* OBJECTIVE *
Print, word for word, the opening line of the data below and every line after it through the line that contains "from bokeh.resources import INLINE", but not the pictures.

* GIVEN INFORMATION *
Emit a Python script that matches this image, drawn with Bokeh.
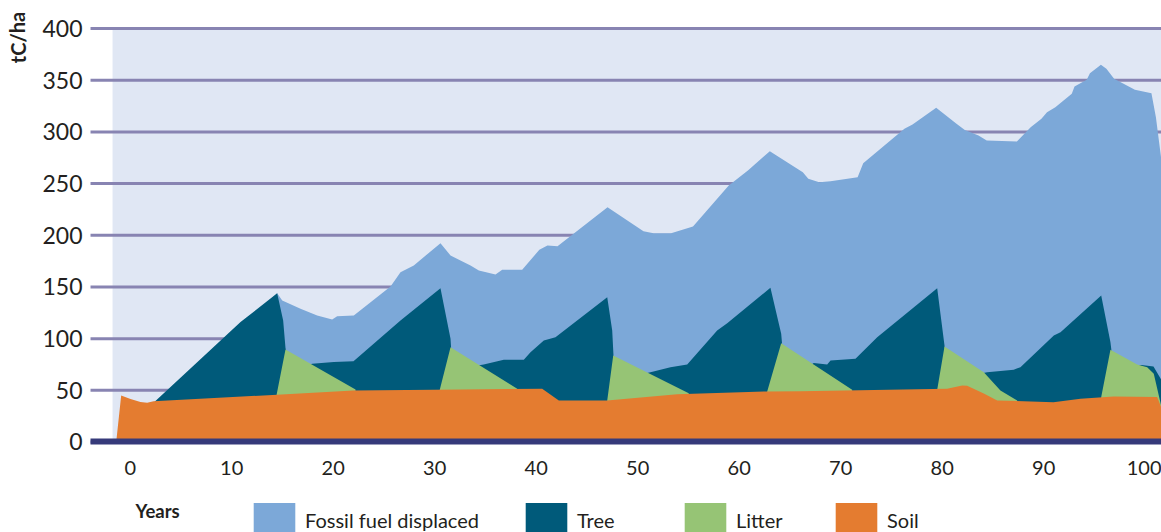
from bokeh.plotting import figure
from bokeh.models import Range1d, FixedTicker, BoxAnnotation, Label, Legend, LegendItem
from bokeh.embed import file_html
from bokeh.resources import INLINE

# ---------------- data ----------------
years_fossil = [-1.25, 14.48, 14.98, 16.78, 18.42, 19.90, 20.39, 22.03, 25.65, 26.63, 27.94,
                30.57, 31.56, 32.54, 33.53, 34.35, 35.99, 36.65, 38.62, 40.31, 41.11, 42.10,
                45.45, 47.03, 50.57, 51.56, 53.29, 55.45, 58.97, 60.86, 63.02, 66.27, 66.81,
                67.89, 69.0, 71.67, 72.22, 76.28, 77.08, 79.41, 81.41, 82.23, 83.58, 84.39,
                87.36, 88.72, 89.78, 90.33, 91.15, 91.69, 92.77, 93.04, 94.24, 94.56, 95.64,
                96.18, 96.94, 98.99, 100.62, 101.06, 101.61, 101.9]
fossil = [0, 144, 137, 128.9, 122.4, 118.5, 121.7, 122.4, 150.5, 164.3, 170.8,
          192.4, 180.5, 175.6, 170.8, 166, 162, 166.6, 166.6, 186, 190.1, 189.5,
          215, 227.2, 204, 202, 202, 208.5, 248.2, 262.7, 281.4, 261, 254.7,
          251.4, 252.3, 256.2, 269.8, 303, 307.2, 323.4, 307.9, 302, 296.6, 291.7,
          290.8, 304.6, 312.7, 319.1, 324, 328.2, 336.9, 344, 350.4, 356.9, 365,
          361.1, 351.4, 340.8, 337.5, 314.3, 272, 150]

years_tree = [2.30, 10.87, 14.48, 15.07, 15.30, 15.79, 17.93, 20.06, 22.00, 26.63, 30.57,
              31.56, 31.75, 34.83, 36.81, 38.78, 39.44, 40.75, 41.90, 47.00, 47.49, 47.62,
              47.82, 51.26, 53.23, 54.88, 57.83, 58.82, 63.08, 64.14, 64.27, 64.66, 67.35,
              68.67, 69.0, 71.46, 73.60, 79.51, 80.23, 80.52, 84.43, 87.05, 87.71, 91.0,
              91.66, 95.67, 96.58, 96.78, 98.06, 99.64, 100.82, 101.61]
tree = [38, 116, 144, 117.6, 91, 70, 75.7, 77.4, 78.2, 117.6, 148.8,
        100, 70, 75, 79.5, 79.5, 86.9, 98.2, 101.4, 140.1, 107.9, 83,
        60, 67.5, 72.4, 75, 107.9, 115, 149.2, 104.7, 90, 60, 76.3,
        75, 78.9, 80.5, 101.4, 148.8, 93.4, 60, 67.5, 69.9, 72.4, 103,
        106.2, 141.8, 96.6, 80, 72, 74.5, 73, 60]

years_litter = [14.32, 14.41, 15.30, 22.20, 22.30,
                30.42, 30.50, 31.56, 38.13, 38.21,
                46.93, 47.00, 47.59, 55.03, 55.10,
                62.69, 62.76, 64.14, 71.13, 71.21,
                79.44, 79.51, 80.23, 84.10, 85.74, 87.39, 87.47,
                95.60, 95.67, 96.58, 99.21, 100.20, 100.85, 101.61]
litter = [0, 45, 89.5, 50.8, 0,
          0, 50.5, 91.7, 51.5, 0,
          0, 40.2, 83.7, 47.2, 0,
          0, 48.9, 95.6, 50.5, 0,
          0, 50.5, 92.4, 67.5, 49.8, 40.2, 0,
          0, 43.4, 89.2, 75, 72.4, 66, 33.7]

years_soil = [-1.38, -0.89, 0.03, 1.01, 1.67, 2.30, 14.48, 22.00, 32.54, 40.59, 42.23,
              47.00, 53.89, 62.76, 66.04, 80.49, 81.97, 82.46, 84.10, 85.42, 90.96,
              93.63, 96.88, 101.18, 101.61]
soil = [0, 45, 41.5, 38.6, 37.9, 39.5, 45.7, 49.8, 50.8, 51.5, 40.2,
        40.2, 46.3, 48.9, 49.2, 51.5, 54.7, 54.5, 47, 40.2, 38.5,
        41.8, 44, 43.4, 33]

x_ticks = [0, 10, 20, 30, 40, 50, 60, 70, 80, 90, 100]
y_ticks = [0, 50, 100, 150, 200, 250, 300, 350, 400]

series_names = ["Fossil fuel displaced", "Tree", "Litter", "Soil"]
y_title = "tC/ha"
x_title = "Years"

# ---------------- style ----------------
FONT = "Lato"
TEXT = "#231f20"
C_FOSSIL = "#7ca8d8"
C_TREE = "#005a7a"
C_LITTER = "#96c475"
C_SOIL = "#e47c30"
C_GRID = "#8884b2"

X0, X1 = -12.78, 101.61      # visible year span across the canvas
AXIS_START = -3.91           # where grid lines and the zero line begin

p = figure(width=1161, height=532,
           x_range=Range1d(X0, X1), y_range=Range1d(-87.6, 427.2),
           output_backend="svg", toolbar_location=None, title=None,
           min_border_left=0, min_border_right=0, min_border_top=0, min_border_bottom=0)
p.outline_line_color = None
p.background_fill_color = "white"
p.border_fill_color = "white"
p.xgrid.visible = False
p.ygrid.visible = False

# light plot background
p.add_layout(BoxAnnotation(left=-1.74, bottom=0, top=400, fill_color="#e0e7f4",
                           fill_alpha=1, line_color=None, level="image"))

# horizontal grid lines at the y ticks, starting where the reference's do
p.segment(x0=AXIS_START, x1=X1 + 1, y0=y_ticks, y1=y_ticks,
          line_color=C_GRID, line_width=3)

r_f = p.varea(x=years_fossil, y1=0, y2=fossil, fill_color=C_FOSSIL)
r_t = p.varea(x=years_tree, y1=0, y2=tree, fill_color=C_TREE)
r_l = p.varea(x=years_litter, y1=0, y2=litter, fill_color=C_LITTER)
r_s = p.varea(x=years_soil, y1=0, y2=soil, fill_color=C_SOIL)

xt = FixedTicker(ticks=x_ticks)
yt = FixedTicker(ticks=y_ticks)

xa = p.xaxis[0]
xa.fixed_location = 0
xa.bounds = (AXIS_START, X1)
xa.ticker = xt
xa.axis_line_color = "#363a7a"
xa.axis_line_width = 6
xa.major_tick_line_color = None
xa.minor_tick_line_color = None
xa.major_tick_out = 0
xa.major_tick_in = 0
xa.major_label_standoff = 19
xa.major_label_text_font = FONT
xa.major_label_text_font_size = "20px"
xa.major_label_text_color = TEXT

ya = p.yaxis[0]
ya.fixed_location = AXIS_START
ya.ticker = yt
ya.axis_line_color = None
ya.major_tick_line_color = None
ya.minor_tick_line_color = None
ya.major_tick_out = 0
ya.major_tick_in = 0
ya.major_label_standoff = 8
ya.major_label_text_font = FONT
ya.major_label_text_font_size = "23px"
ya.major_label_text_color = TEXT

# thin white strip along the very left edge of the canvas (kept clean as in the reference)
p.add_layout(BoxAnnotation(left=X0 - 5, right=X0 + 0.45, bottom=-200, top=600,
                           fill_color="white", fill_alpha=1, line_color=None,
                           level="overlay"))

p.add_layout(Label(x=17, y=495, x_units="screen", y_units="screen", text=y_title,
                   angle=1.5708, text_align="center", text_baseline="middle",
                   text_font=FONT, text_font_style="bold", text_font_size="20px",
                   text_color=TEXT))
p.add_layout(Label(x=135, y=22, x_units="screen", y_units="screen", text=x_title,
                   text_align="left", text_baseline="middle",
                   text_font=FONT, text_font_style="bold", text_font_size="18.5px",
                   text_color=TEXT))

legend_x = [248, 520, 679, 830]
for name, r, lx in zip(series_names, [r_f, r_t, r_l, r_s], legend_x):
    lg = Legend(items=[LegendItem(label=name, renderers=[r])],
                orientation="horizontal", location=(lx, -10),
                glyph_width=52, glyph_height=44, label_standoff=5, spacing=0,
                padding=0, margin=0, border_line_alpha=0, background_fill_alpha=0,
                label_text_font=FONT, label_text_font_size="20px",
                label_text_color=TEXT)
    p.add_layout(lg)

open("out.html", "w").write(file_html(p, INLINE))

* SOLUTION FOR THIS PROBLEM *
Emit a Python script that matches this image, drawn with Bokeh.
from bokeh.plotting import figure
from bokeh.models import Range1d, FixedTicker, BoxAnnotation, Label, Legend, LegendItem
from bokeh.embed import file_html
from bokeh.resources import INLINE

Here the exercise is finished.